À Magnanville, la situation est d’autant plus tendue que la commune est à jamais marquée par l’attentat terroriste contre un couple de policiers en 2016. Le projet a ravivé le traumatisme au point de mettre les habitants dans la rue, emmenés par l’association « Tous contre la prison » et par un maire solidaire, Michel Lebouc. « Ce n’est pas vrai que nous sommes atteints du syndrome du “Pas chez nous”, explique l’édile. Mais que penser d’un établissement pénitentiaire qui se situerait à une encablure d’un lycée de 1 400 élèves, à 150 mètres d’habitations et à 300 mètres du cœur de ville ? En sachant qu’une prison induit des nuisances de mobilité avec les familles qui vont et viennent et les complices qui font des projections d’objets divers vers les cellules. Tout l’échiquier politique est de mon côté, de Gérard Larcher à Sophie Primas désormais ministre (Commerce extérieur, NDLR). »

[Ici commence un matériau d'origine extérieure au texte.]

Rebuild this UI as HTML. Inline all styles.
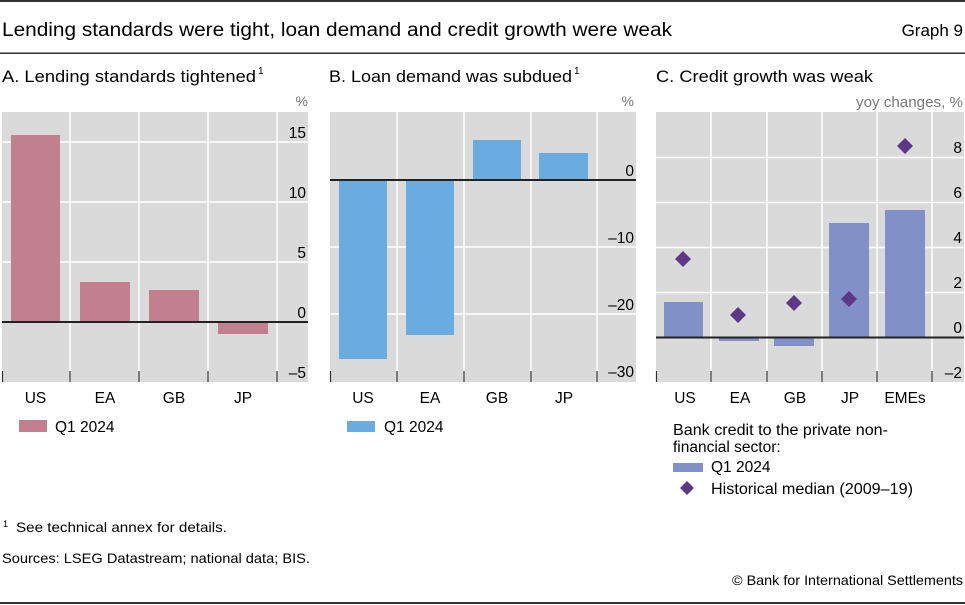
<!DOCTYPE html>
<html><head><meta charset="utf-8"><style>
html,body{margin:0;padding:0;background:#fff;}
svg{display:block;font-family:"Liberation Sans",Arial,sans-serif;}
</style></head><body>
<svg width="965" height="605" viewBox="0 0 965 605" xmlns="http://www.w3.org/2000/svg">
<!-- header -->
<rect x="0" y="0" width="965" height="2" fill="#333"/>
<text x="2" y="36" font-size="19" fill="#000" textLength="670" lengthAdjust="spacingAndGlyphs">Lending standards were tight, loan demand and credit growth were weak</text>
<text x="963" y="36" font-size="17" fill="#000" text-anchor="end">Graph 9</text>
<rect x="0" y="52.5" width="965" height="1.5" fill="#333"/>

<!-- panel titles -->
<text x="2" y="82" font-size="16.5" fill="#000" textLength="254" lengthAdjust="spacingAndGlyphs">A. Lending standards tightened</text>
<text x="258" y="74" font-size="10" fill="#000">1</text>
<text x="329" y="82" font-size="16.5" fill="#000" textLength="243" lengthAdjust="spacingAndGlyphs">B. Loan demand was subdued</text>
<text x="574" y="74" font-size="10" fill="#000">1</text>
<text x="656" y="82" font-size="16.5" fill="#000" textLength="217" lengthAdjust="spacingAndGlyphs">C. Credit growth was weak</text>

<!-- units -->
<text x="308" y="106" font-size="14" fill="#777" text-anchor="end">%</text>
<text x="634" y="106" font-size="14" fill="#777" text-anchor="end">%</text>
<text x="963" y="107" font-size="14.5" fill="#777" text-anchor="end" textLength="107" lengthAdjust="spacingAndGlyphs">yoy changes, %</text>

<!-- ===== Panel A ===== -->
<rect x="2" y="112" width="306" height="270" fill="#dadada"/>
<g stroke="#fff" stroke-width="1.5">
<line x1="2" y1="142" x2="308" y2="142"/>
<line x1="2" y1="202" x2="308" y2="202"/>
<line x1="2" y1="262" x2="308" y2="262"/>
<line x1="70" y1="112" x2="70" y2="382"/>
<line x1="139" y1="112" x2="139" y2="382"/>
<line x1="208" y1="112" x2="208" y2="382"/>
<line x1="277" y1="112" x2="277" y2="382"/>
</g>
<g fill="#c17f8f">
<rect x="11" y="135" width="49" height="187"/>
<rect x="80" y="282" width="50" height="40"/>
<rect x="149" y="290" width="50" height="32"/>
<rect x="218" y="322" width="50" height="12"/>
</g>
<rect x="2" y="321" width="306" height="2" fill="#222"/>
<g stroke="#333" stroke-width="1.2">
<line x1="2.5" y1="371" x2="2.5" y2="382"/>
<line x1="70" y1="371" x2="70" y2="382"/>
<line x1="139" y1="371" x2="139" y2="382"/>
<line x1="208" y1="371" x2="208" y2="382"/>
<line x1="277" y1="371" x2="277" y2="382"/>
</g>
<g font-size="15.5" fill="#000" text-anchor="end">
<text x="306" y="138">15</text>
<text x="306" y="198">10</text>
<text x="306" y="258">5</text>
<text x="306" y="318">0</text>
<text x="306" y="378">–5</text>
</g>
<g font-size="15.5" fill="#000" text-anchor="middle">
<text x="35.5" y="403">US</text>
<text x="105" y="403">EA</text>
<text x="174" y="403">GB</text>
<text x="243" y="403">JP</text>
</g>
<rect x="19" y="420" width="28" height="12" fill="#c17f8f"/>
<text x="55" y="432" font-size="15.5" fill="#000">Q1 2024</text>

<!-- ===== Panel B ===== -->
<rect x="330" y="112" width="306" height="270" fill="#dadada"/>
<g stroke="#fff" stroke-width="1.5">
<line x1="330" y1="247" x2="636" y2="247"/>
<line x1="330" y1="314" x2="636" y2="314"/>
<line x1="397" y1="112" x2="397" y2="382"/>
<line x1="464" y1="112" x2="464" y2="382"/>
<line x1="531" y1="112" x2="531" y2="382"/>
<line x1="597" y1="112" x2="597" y2="382"/>
</g>
<g fill="#6aace0">
<rect x="339" y="180" width="48" height="179"/>
<rect x="406" y="180" width="48" height="155"/>
<rect x="473" y="140" width="48" height="40"/>
<rect x="539" y="153" width="49" height="27"/>
</g>
<rect x="330" y="179" width="306" height="2" fill="#222"/>
<g stroke="#333" stroke-width="1.2">
<line x1="330.5" y1="371" x2="330.5" y2="382"/>
<line x1="397" y1="371" x2="397" y2="382"/>
<line x1="464" y1="371" x2="464" y2="382"/>
<line x1="531" y1="371" x2="531" y2="382"/>
<line x1="597" y1="371" x2="597" y2="382"/>
</g>
<g font-size="15.5" fill="#000" text-anchor="end">
<text x="634" y="176">0</text>
<text x="634" y="243">–10</text>
<text x="634" y="310">–20</text>
<text x="634" y="377">–30</text>
</g>
<g font-size="15.5" fill="#000" text-anchor="middle">
<text x="363" y="403">US</text>
<text x="430" y="403">EA</text>
<text x="497" y="403">GB</text>
<text x="564" y="403">JP</text>
</g>
<rect x="347" y="421" width="28" height="11" fill="#6aace0"/>
<text x="384" y="432" font-size="15.5" fill="#000">Q1 2024</text>

<!-- ===== Panel C ===== -->
<rect x="656" y="112" width="308" height="270" fill="#dadada"/>
<g stroke="#fff" stroke-width="1.5">
<line x1="656" y1="157.5" x2="964" y2="157.5"/>
<line x1="656" y1="202.5" x2="964" y2="202.5"/>
<line x1="656" y1="247.5" x2="964" y2="247.5"/>
<line x1="656" y1="292.5" x2="964" y2="292.5"/>
<line x1="711" y1="112" x2="711" y2="382"/>
<line x1="767" y1="112" x2="767" y2="382"/>
<line x1="822" y1="112" x2="822" y2="382"/>
<line x1="877" y1="112" x2="877" y2="382"/>
<line x1="932" y1="112" x2="932" y2="382"/>
</g>
<g fill="#8190c6">
<rect x="664" y="302" width="39" height="35.5"/>
<rect x="719" y="337.5" width="40" height="3.5"/>
<rect x="774" y="337.5" width="40" height="8.5"/>
<rect x="829" y="223" width="40" height="114.5"/>
<rect x="885" y="210" width="40" height="127.5"/>
</g>
<rect x="656" y="336.5" width="308" height="2" fill="#222"/>
<g fill="#5e3787">
<polygon points="683,251 691,259 683,267 675,259"/>
<polygon points="738,307 746,315 738,323 730,315"/>
<polygon points="794,295 802,303 794,311 786,303"/>
<polygon points="849,291 857,299 849,307 841,299"/>
<polygon points="905,138 913,146 905,154 897,146"/>
</g>
<g stroke="#333" stroke-width="1.2">
<line x1="656.5" y1="371" x2="656.5" y2="382"/>
<line x1="711" y1="371" x2="711" y2="382"/>
<line x1="767" y1="371" x2="767" y2="382"/>
<line x1="822" y1="371" x2="822" y2="382"/>
<line x1="877" y1="371" x2="877" y2="382"/>
<line x1="932" y1="371" x2="932" y2="382"/>
</g>
<g font-size="15.5" fill="#000" text-anchor="end">
<text x="962" y="153">8</text>
<text x="962" y="198">6</text>
<text x="962" y="243">4</text>
<text x="962" y="288">2</text>
<text x="962" y="333">0</text>
<text x="962" y="378">–2</text>
</g>
<g font-size="15.5" fill="#000" text-anchor="middle">
<text x="685" y="403">US</text>
<text x="740" y="403">EA</text>
<text x="795" y="403">GB</text>
<text x="850" y="403">JP</text>
<text x="905" y="403">EMEs</text>
</g>
<text x="673" y="435" font-size="15.5" fill="#000" textLength="215" lengthAdjust="spacingAndGlyphs">Bank credit to the private non-</text>
<text x="673" y="452" font-size="15.5" fill="#000">financial sector:</text>
<rect x="673" y="463" width="30" height="9" fill="#8190c6"/>
<text x="711" y="472" font-size="15.5" fill="#000">Q1 2024</text>
<polygon points="687,481 694,488 687,495 680,488" fill="#5e3787"/>
<text x="711" y="494" font-size="15.5" fill="#000" textLength="202" lengthAdjust="spacingAndGlyphs">Historical median (2009–19)</text>

<!-- footer -->
<text x="3" y="527" font-size="9" fill="#000">1</text>
<text x="16" y="532" font-size="14" fill="#000" textLength="211" lengthAdjust="spacingAndGlyphs">See technical annex for details.</text>
<text x="2" y="563" font-size="14" fill="#000" textLength="308" lengthAdjust="spacingAndGlyphs">Sources: LSEG Datastream; national data; BIS.</text>
<text x="963" y="585" font-size="14" fill="#000" text-anchor="end" textLength="231" lengthAdjust="spacingAndGlyphs">© Bank for International Settlements</text>
<rect x="0" y="602" width="965" height="2" fill="#333"/>
</svg>
</body></html>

« J’ai eu le courage de dire aux élus et à tous les maires qu’il fallait une maison d’arrêt dans le Mantois, alors qu’il existe déjà les établissements de Porcheville et Poissy, reprend de son côté Valérie Pécresse. J’ai fait valoir le fait que ce département était bien desservi par l’autoroute, ce qui facilite les déferrements. Mais avec toutes les friches industrielles qui existent, avait-on besoin d’installer un centre pénitentiaire de 700 places en face d’un lycée ? Je fais donc la part des choses entre mauvaise décision et impopularité. » La présidente de la région Île-de-France a reculé sur un autre dossier. Celui de la petite commune rurale de Crisenoy où devrait être construit un centre pénitentiaire de 1 000 places pour remplacer celui de Melun, vétuste et situé en zone inondable.

François Isensi, le maire communiste de Tremblay-en-France, n’a fait lui aucune histoire pour l’extension de la maison d’arrêt de Villepinte ; soit 542 places supplémentaires, et plus de 1 000 détenus hébergés : « Je suis pour les maisons privatives de liberté, car il faut que la société se protège, parce qu’une surpopulation de 200 % est inadmissible et parce que je crois à la seconde chance. J’ai posé plusieurs conditions, dont le nom, celui de “Prison de Seine-Saint-Denis”, pour épargner la commune. Mais ce n’est pas de mon fait si cela traîne depuis huit ans. Je crois que l’État est en butte à la loi sur l’artificialisation des sols. Je ne sais pas comment ils vont régler tout ça. »

Car les normes de construction de prison sont si contraignantes que les services de l’Agence publique pour l’immobilier de la justice, comme les entreprises de bâtiment, s’y perdent. La Chancellerie rappelle que tout projet nécessite impérativement « une superficie de 15 à 20 hectares pour assurer un glacis avec une largeur minimale de 400 mètres. Le terrain doit être plat, sans dénivelés, pour éviter les vues plongeantes de l’extérieur. Il faut être éloigné des habitations et à bonne distance des dessertes d’autoroute, mais à proximité des tribunaux et des gendarmeries. Il faut pouvoir se raccorder à l’eau, à l’électricité, et à l’assainissement, ne pas être en zone inondable, ni proche d’un aéroport ou d’un site Seveso ». À cela s’ajoutent les règles sur l’artificialisation des sols qui obligent à compenser les terres perdues, recréer des espaces protégés pour éviter les pertes nettes de biodiversité. « Nous sommes obligés d’acheter les terrains de compensation avant les terrains principaux », rappelle-t-on à la Chancellerie.

En Guyane, personne ne s’est jamais opposé à la construction d’un nouvel établissement pour délester le centre pénitentiaire de Remire-Montjoly, proche de Cayenne. Mieux encore, le terrain a été trouvé, à Saint-Laurent-du-Maroni, les arbres coupés, le lieu terrassé. Mais sous le ciel changeant de Guyane, la nature reprend vite ses droits et « aucuns travaux ne commenceront avant le deuxième trimestre 2025 », indique Steve Bertrand, représentant syndical de l’Ufap-Unsa. « C’est qu’ici, il est très difficile de trouver des entrepreneurs. Et à cause de la saison des pluies, on ne peut rien faire pendant des périodes de quatre à six mois », souligne cet expert pénitentiaire. Pendant ce temps, les gangs de narcotrafic venus du Brésil prennent possession de la seule prison de Guyane pour étendre leur toile. P. G.